Although he resides in Jacksonville, his commitment to Baker County is strong. He doesn’t think it fair to band students when instructors stay no more than two or three years, then move on. That kind of inconsistency doesn’t help students progress or master their craft, he believes.

“I plan to be here for a while,” he said. “And this is a great group of students.”

Growing up in a military family, he has lived all over the world and his open-mindedness to new experiences is one thing he hopes to bring to the band. His commitment to community, which was cemented by his first semester in college is another.

“I went to the University of New Orleans and my first semester was Hurricane Katrina,” he said.

The devastated city needed every helping hand it could get, even from students. He took his classes online while helping a demolition team from a nearby naval base.
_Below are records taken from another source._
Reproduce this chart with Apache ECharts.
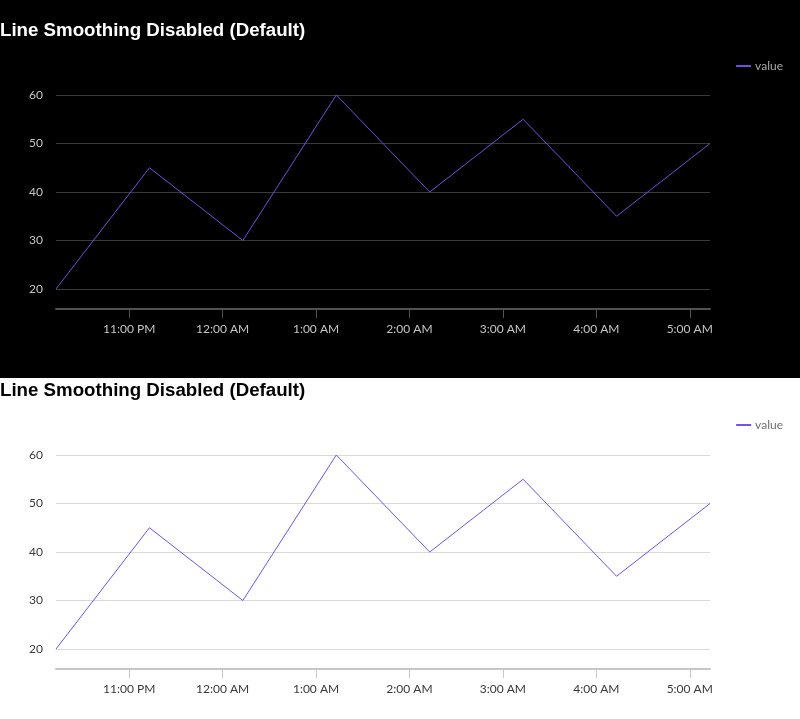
<!DOCTYPE html>
<html>
<head>
    <meta charset="utf-8">
    <title>Line Smoothing Disabled</title>
    <script src="https://cdn.jsdelivr.net/npm/echarts@6/dist/echarts.min.js"></script>
    <style>
        html, body { margin: 0; padding: 0; background: #ffffff; }
        #dark { position: absolute; left: 0; top: 0; width: 800px; height: 378px; background: #000000; }
        #light { position: absolute; left: 0; top: 378px; width: 800px; height: 341px; background: #ffffff; }
    </style>
</head>
<body>
<div id="dark"></div>
<div id="light"></div>
<script>
    // hourly readings, starting 22:13
    var times = [
        [2024, 0, 1, 22, 13], [2024, 0, 1, 23, 13], [2024, 0, 2, 0, 13], [2024, 0, 2, 1, 13],
        [2024, 0, 2, 2, 13], [2024, 0, 2, 3, 13], [2024, 0, 2, 4, 13], [2024, 0, 2, 5, 13]
    ];
    var values = [20, 45, 30, 60, 40, 55, 35, 50];
    var yTicks = { min: 20, max: 60, interval: 10 };
    var titleText = 'Line Smoothing Disabled (Default)';
    var seriesName = 'value';

    function fmtHour(v) {
        var d = new Date(v);
        var h = d.getHours();
        var ap = h < 12 ? 'AM' : 'PM';
        h = h % 12;
        if (h === 0) h = 12;
        var m = d.getMinutes();
        return h + ':' + (m < 10 ? '0' + m : m) + ' ' + ap;
    }

    function buildOption(t) {
        var data = times.map(function (a, i) {
            return [new Date(a[0], a[1], a[2], a[3], a[4]).getTime(), values[i]];
        });
        return {
            backgroundColor: t.bg,
            animation: false,
            textStyle: { fontFamily: 'Lato' },
            title: {
                text: titleText,
                left: -5,
                top: t.titleTop,
                textStyle: { fontFamily: 'Liberation Sans', fontSize: 18.7, fontWeight: 'bold', color: t.title }
            },
            legend: {
                data: [seriesName],
                right: 12,
                top: t.legendTop,
                itemWidth: 15,
                itemHeight: 2,
                itemGap: 5,
                icon: 'rect',
                textStyle: { color: t.legendText, fontSize: 12, fontFamily: 'Lato', padding: [0, 0, 0, -1] }
            },
            grid: { left: 56, right: 90, top: t.gridTop, bottom: t.gridBottom },
            xAxis: {
                type: 'time',
                min: 'dataMin',
                max: 'dataMax',
                offset: 20,
                minInterval: 3600 * 1000,
                maxInterval: 3600 * 1000,
                axisLine: { show: true, lineStyle: { color: t.axis, width: 2 } },
                axisTick: { show: true, length: 9, lineStyle: { color: t.axis, width: 1 } },
                axisLabel: {
                    color: t.label,
                    fontSize: 12,
                    margin: 14,
                    formatter: function (v) { return fmtHour(v); }
                },
                splitLine: { show: false }
            },
            yAxis: {
                type: 'value',
                min: yTicks.min,
                max: yTicks.max,
                interval: yTicks.interval,
                axisLine: { show: false },
                axisTick: { show: false },
                axisLabel: { color: t.label, fontSize: 12, margin: 13 },
                splitLine: { lineStyle: { color: t.split, width: 1 } }
            },
            series: [{
                name: seriesName,
                type: 'line',
                smooth: false,
                showSymbol: false,
                data: data,
                itemStyle: { color: t.line },
                lineStyle: { color: t.line, width: 1 }
            }]
        };
    }

    var darkTheme = {
        bg: '#000000', title: '#ffffff', legendText: '#a8a8a8', label: '#c6c6c6',
        axis: '#525252', split: '#393939', line: '#6e4fe0',
        titleTop: 16, legendTop: 55, gridTop: 95, gridBottom: 89
    };
    var lightTheme = {
        bg: '#ffffff', title: '#000000', legendText: '#6f6f6f', label: '#393939',
        axis: '#c6c6c6', split: '#d9d9d9', line: '#7350f0',
        titleTop: -2, legendTop: 36, gridTop: 77, gridBottom: 70
    };

    var darkChart = echarts.init(document.getElementById('dark'));
    darkChart.setOption(buildOption(darkTheme));
    var lightChart = echarts.init(document.getElementById('light'));
    lightChart.setOption(buildOption(lightTheme));

    window.onresize = function () {
        darkChart.resize();
        lightChart.resize();
    };
</script>
</body>
</html>
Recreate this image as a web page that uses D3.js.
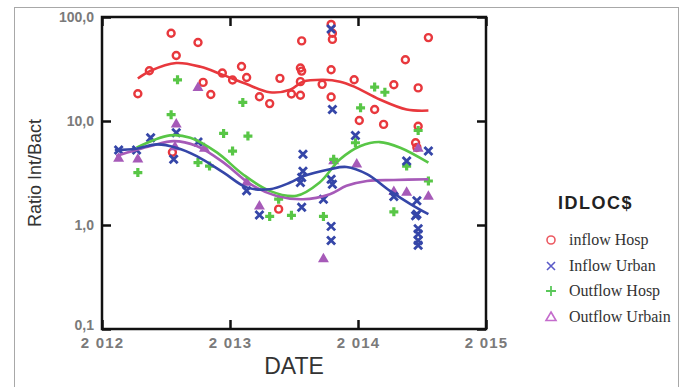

His parents owned a house in Ocean Springs, Mississippi and he often delivered supplies to their neighbors.

When he graduated and the position at Baker County High School opened up he took it without hesitation. The fact that he never spent much time in a small town didn’t phase him at all.

He found things a bit unorganized when he arrived but jumped right in to change that.

“The first thing I did was re-organize the band room,” he recalled.

That included removing the many chairs that had been stacked on top of the lockers for storage.

When he discovered the school’s dozens of marching band trophies in a closet he had students bring them out and arrange them on top of the lockers in chronological sequence starting with the 1970’s.

The students were shocked to see what the band had accomplished in the past.

“So now when the enter they see the legacy of former band students and the promise of what they have the potential to do in the future,” he said.

He’s been delighted with the level of discipline in his students and attempts to make all aspects of band an opportunity to instill pride.

“It’s hard work. Students must practice their music a lot,” he said. “And the music itself has a lot to do with their desire to practice.”

He lets students help decide which compositions they will perform.”

“If playing the music it isn’t fun, what’s the point?” he asks. “They’ve told me they don’t mind practicing all summer because the music is more fun than in the past.”

As he talks, the students start up on a lively rendition of Greased Lightning, which will be played to open the first halftime show this season. The brass section holds and maintains their exaggerated uplifted stance with gusto.

The stance is to project sound to the audience and especially to the press box,” Mr. Warren explains. “No matter which direction they are moving on the field they are facing the stands.”

He says the band’s goal is to have the audience stay seated for an entire halftime show and they are working hard to master the music and create an engaging visual performance.

Mr. Warren has a few goals of his own. He’s considering forming a start up high school band for students who didn’t get involved in music early on. After a year, they could potentially be ready to join the marching band. He’d love to start a school jazz band as well.

All that will take time, but time is not an issue.

“Like I said before, I plan to be here for a while,” he said.